While the principals read their lines, they laughed at each other, and they laughed at the readings of the actors with secondary parts, and Idle and Nichols laughed at everyone, even though they’d heard most of the lines many, many times. When the knights were faced with the peril of the Knights Who Say Ni!, suddenly “Ni!”s were coming from all over the room, and it became evident that Idle himself was providing some of the stabbing, high-pitched “Ni!”s. As Nichols, seventy-four, sat next to him, red-faced from laughing, Idle, sixty-one, was almost out of his seat, yelling “Ni! Ni! Ni!”
Meanwhile, though, a handful of the dancers were not laughing. They had scripts on their laps and were reading along, but they did not laugh once in the forty minutes of Act II. While most of the room was breaking up, these dancers read along with confused, frozen smiles. They either weren’t listening, were too tired, or weren’t getting it.

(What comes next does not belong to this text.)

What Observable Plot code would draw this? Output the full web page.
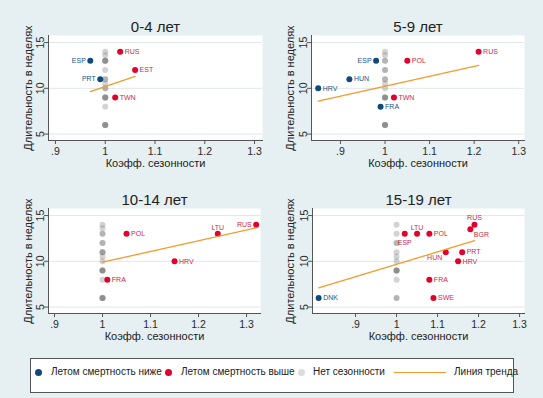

Though there are undoubtedly more insomniacs, intellectuals, and burglars in the world now than when the show first aired, Python will always leave some people bewildered. Here in the Jerry Zaks rehearsal room—two floors below the studio where Billy Crystal was rehearsing “700 Sundays,” wherein he does impressions and tells sentimental stories about growing up—there were a bunch of adults practicing a musical-comedy version of a thousand-year-old quest for a golden goblet. This production will make absolutely no sense to a certain segment of the population, but to those who see the point—the absurdities of history, the absurdities of royalty and religion and warfare and songs and stages and lines and outfits and audiences and living—it will mean everything in the world.